Looking at these, it’s clear that the Doppelganger’s strengths are found more in storytelling than combat. Because in an actual fight, it will neither prove interesting, nor difficult. You can murder it pretty quickly, regardless of your level. With the aforementioned abilities, you can certainly make it trickier. That, or you can add some interesting narrative elements to the fight. But the battle itself won’t be all that memorable or fun.

Make sure you know your player’s backstory. That way, you can really fuck with them.


Alright, I admit it. This guy is way cooler than I thought it would be. The lore is interesting, the design is… kind of pointless, but it’s cool! The only really strong aspect is the fight itself. Unfortunately, that’s kind of a big one.

Friendly reminder that Dungeons and Dragons is a game, not a novelist’s tool kit.

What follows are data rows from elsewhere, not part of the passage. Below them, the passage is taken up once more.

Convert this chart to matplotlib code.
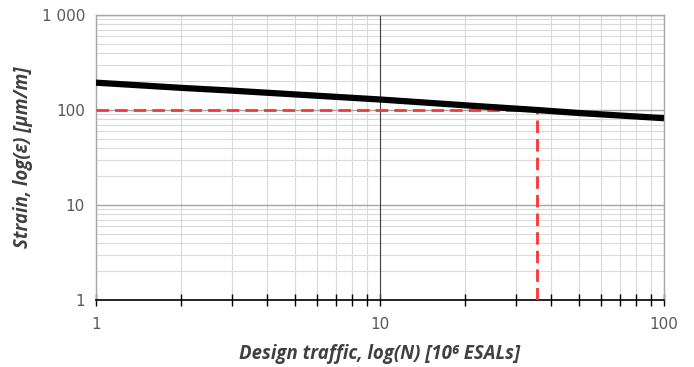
import matplotlib
matplotlib.use("Agg")
import matplotlib.pyplot as plt
from matplotlib.ticker import FixedLocator, NullFormatter, FixedFormatter

traffic = [1, 2, 3, 5, 10, 20, 35.7, 50, 100]
strain = [194, 171, 160, 146, 129, 112, 100, 93, 82]
design_strain = 100
design_traffic = 35.7

fig = plt.figure(figsize=(6.94, 3.67), dpi=100)
ax = fig.add_axes([96/694, 67/367, 568/694, 285/367])
ax.set_xscale("log")
ax.set_yscale("log")
ax.set_xlim(1, 100)
ax.set_ylim(1, 1000)

minor = [m * 10**e for e in range(0, 3) for m in range(2, 10)]
ax.xaxis.set_minor_locator(FixedLocator([v for v in minor if v < 100]))
ax.yaxis.set_minor_locator(FixedLocator([v for v in minor if v < 1000]))
ax.xaxis.set_minor_formatter(NullFormatter())
ax.yaxis.set_minor_formatter(NullFormatter())
ax.xaxis.set_major_locator(FixedLocator([1, 10, 100]))
ax.yaxis.set_major_locator(FixedLocator([1, 10, 100, 1000]))
ax.xaxis.set_major_formatter(FixedFormatter(["1", "10", "100"]))
ax.yaxis.set_major_formatter(FixedFormatter(["1", "10", "100", "1 000"]))

ax.grid(which="minor", color="#d9d9d9", linewidth=0.8)
ax.grid(which="major", axis="y", color="#a6a6a6", linewidth=1.0)
ax.grid(which="major", axis="x", color="#d9d9d9", linewidth=0.8)
ax.axvline(10, color="#404040", linewidth=0.8, zorder=1)
ax.set_axisbelow(True)

for s in ["left", "top", "right"]:
    ax.spines[s].set_color("#a6a6a6")
    ax.spines[s].set_linewidth(1.0)
ax.spines["bottom"].set_color("#000000")
ax.spines["bottom"].set_linewidth(1.2)

ax.tick_params(axis="y", which="both", length=0, labelsize=11, labelcolor="#595959", pad=8)
ax.tick_params(axis="x", which="major", direction="inout", length=8, width=1, color="black",
               labelsize=11, labelcolor="#595959", pad=8)
ax.tick_params(axis="x", which="minor", direction="inout", length=8, width=1, color="black")

ax.plot([1, design_traffic], [design_strain, design_strain], color="#ff3333",
        linewidth=2.0, dashes=(4.5, 2.2), zorder=3)
ax.plot([design_traffic, design_traffic], [1, design_strain], color="#ff3333",
        linewidth=2.0, dashes=(4.5, 2.2), zorder=3)
ax.plot(traffic, strain, color="black", linewidth=4.5, solid_capstyle="butt", zorder=4)

font = dict(fontsize=13.4, fontweight="bold", fontstyle="italic", color="#404040", family="Open Sans")
ax.set_xlabel("Design traffic, log(N) [10\u2076 ESALs]", labelpad=9, **font)
ax.set_ylabel("Strain, log(\u03b5) [\u03bcm/m]", labelpad=6, **font)

fig.savefig("out.png", dpi=100)
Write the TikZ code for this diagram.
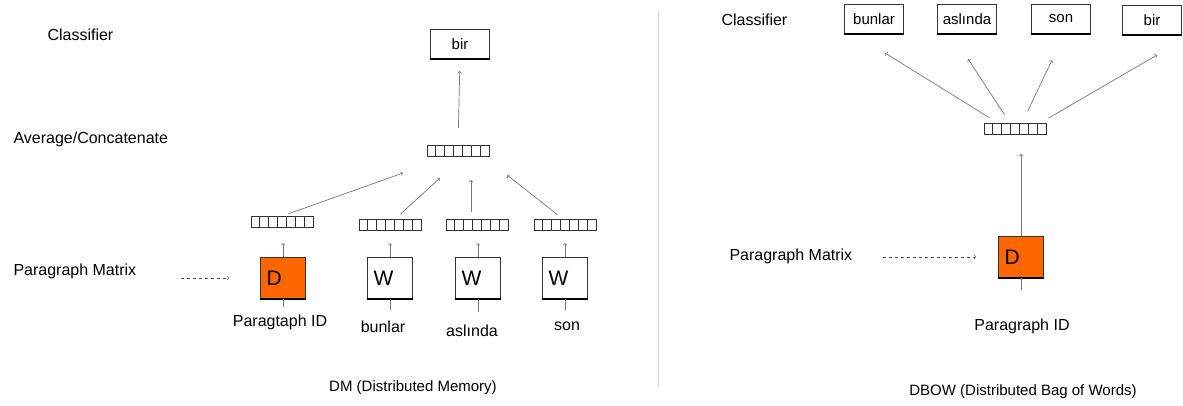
\documentclass[tikz,border=0pt]{standalone}
\usepackage{fontspec}
\setmainfont{Liberation Sans}
\usetikzlibrary{positioning}
\definecolor{dorange}{RGB}{255,102,0}
\definecolor{arrgray}{RGB}{120,120,120}
\tikzset{
  vec/.style={draw=black!80,line width=0.9pt,minimum width=62pt,minimum height=11pt,inner sep=0pt,
    path picture={\foreach \k in {1,...,6}
      \draw[black!80,line width=0.9pt] ([xshift=\k*62pt/7]path picture bounding box.south west)
        -- ([xshift=\k*62pt/7]path picture bounding box.north west);}},
  thickbase/.style={append after command={(\tikzlastnode.south west) edge[draw=black,line width=2.2pt] (\tikzlastnode.south east)}},
  wordbox/.style={draw=black!80,line width=0.9pt,minimum width=59pt,minimum height=29pt,inner sep=0pt,font=\fontsize{15}{18}\selectfont,thickbase},
  inbox/.style={draw=black!80,line width=0.9pt,minimum width=45pt,minimum height=41pt,inner xsep=6pt,inner ysep=0pt,
    text width=33pt,align=left,font=\fontsize{21}{24}\selectfont,thickbase},
  wbox/.style={inbox,fill=white},
  dbox/.style={inbox,fill=dorange},
  side/.style={anchor=west,font=\fontsize{16}{19}\selectfont},
  word/.style={font=\fontsize{16}{19}\selectfont},
  caption/.style={font=\fontsize{15}{18}\selectfont},
  arr/.style={->,draw=arrgray,line width=0.7pt},
  feed/.style={draw=arrgray,line width=0.8pt},
  dasharr/.style={->,draw=black!70,dashed,line width=0.6pt},
}
\begin{document}
\begin{tikzpicture}[x=1pt,y=-1pt]
  \useasboundingbox (0,0) rectangle (1183,405);

  % DM side
  \node[side] (clsL) at (44,35) {Classifier};
  \node[side] (avgL) at (10,139) {Average/Concatenate};
  \node[side] (pmL) at (10,271) {Paragraph Matrix};

  \node[wordbox] (outL) at (460,44) {bir};
  \node[vec] (avg) at (458,151) {};

  \node[dbox] (dL) at (283,278) {D};
  \node[wbox] (w1) at (390,278) {W};
  \node[wbox] (w2) at (478,278) {W};
  \node[wbox] (w3) at (565,278) {W};

  \node[vec] (vd) at (282,222) {};
  \node[vec] (v1) at (390,225) {};
  \node[vec] (v2) at (477,225) {};
  \node[vec] (v3) at (565,225) {};

  \node[word] (idL) at (280,322) {Paragtaph ID};
  \node[word] (t1) at (383,327) {bunlar};
  \node[word] (t2) at (472,331) {aslında};
  \node[word] (t3) at (567,326) {son};

  \coordinate (i0) at (283,307);
  \coordinate (i1) at (390,310);
  \coordinate (i2) at (478,312);
  \coordinate (i3) at (565,310);
  \foreach \b/\c in {dL/i0,w1/i1,w2/i2,w3/i3}
    \draw[feed] (\b.south) -- (\c);

  \foreach \b/\v in {dL/vd,w1/v1,w2/v2,w3/v3}
    \draw[arr] (\b.north) -- ++(0,-14);

  \coordinate (e0) at (403,173);
  \coordinate (e1) at (440,178);
  \coordinate (e2) at (471,180);
  \coordinate (e3) at (507,175);
  \draw[arr,shorten <=7pt] (vd.north) -- (e0);
  \draw[arr,shorten <=7pt] ([xshift=5pt]v1.north) -- (e1);
  \draw[arr,shorten <=7pt] ([xshift=-6pt]v2.north) -- (e2);
  \draw[arr,shorten <=7pt] ([xshift=-2pt]v3.north) -- (e3);
  \draw[arr,shorten <=17pt,shorten >=12pt] (avg.north) -- (outL.south);

  \draw[dasharr] ([xshift=41pt]pmL.east |- dL.west) -- ([xshift=-31pt]dL.west);

  \node[caption] (capL) at (413,388) {DM (Distributed Memory)};

  % divider
  \coordinate (divtop) at (658,10);
  \coordinate (divbot) at (658,387);
  \draw[black!15,line width=1pt] (divtop) -- (divbot);

  % DBOW side
  \node[side] (clsR) at (718,20) {Classifier};
  \node[side] (pmR) at (726,256) {Paragraph Matrix};

  \node[wordbox] (o1) at (874,19) {bunlar};
  \node[wordbox] (o2) at (967,19) {aslında};
  \node[wordbox] (o3) at (1061,19) {son};
  \node[wordbox] (o4) at (1152,20) {bir};

  \node[vec] (rvec) at (1015,129) {};
  \node[dbox] (dR) at (1021,257) {D};
  \coordinate (iR) at (1021,290);
  \draw[feed] (dR.south) -- (iR);
  \draw[arr,shorten >=19pt] (dR.north) -- (dR.north |- rvec.south);

  \coordinate (f1) at (885,53);
  \coordinate (f2) at (968,59);
  \coordinate (f3) at (1052,60);
  \coordinate (f4) at (1157,55);
  \draw[arr,shorten <=10pt] ([xshift=-17pt]rvec.north) -- (f1);
  \draw[arr,shorten <=10pt] ([xshift=-5pt]rvec.north) -- (f2);
  \draw[arr,shorten <=13pt] ([xshift=7pt]rvec.north) -- (f3);
  \draw[arr,shorten <=10pt] ([xshift=25pt]rvec.north) -- (f4);

  \draw[dasharr] ([xshift=27pt]pmR.east |- dR.west) -- ([xshift=-22pt]dR.west);

  \node[word] (idR) at (1022,326) {Paragraph ID};
  \node[caption] (capR) at (1023,392) {DBOW (Distributed Bag of Words)};
\end{tikzpicture}
\end{document}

With all that in mind, let’s put the Doppelganger on the Best of the Bestiary!

  1. Beholder
  2. Death Tyrant
  3. Couatl
  4. Behir
  5. Aboleth
  6. Chuul
  7. Chimera
  8. Death Knight
  9. Bone Devil
  10. Ankheg
  11. Shadow Demon
  12. Marilith
  13. Aarackockra
  14. Azer
  15. Demilich
  16. Spectator
  17. Cambion
  18. Animated Armor
  19. Banshee
  20. Basilisk
  21. Yochlol
  22. Bulette
  23. Cloaker
  24. Darkmantle
  25. Doppelganger <—————
  26. Pit Fiend
  27. Erinyes
  28. Chain Devil
  29. Bearded Devil
  30. Barbed Devil
  31. Spined Devil
  32. Ice Devil
  33. Nalfeshnee
  34. Glabrezu
  35. Chasme
  36. Barlgura
  37. Horned Devil
  38. Balor
  39. Vrock
  40. Dretch
  41. Goristro
  42. Hezrou
  43. Manes
  44. Quasit
  45. Planetar
  46. Imp
  47. Displacer Beast
  48. Carrion Crawler
  49. Rug of Smothering
  50. Bugbear Chief
  51. Bugbear
  52. Vine Blight
  53. Twig Blight
  54. Needle Blight
  55. Bullywug
  56. Cockatrice
  57. Lemure
  58. Solar
  59. Deva
  60. Cyclops
  61. Centaur
  62. Dinosaurs (All six of them)
  63. Flying Sword
  64. Crawling Claw

Placing this son of a bitch was tricky as hell. Ultimately, I decided that the strong lore and decent design earned it a place higher up on the list. But the forgettable encounter keeps it from the top.

And now, if you’ll excuse me. I’m going to be in Dragon territory for the next year. Or two. There are a lot of these fuckers and a lot of lore to go with them.

Well, I guess I can’t complain. It is Dungeons and Dragons, after all.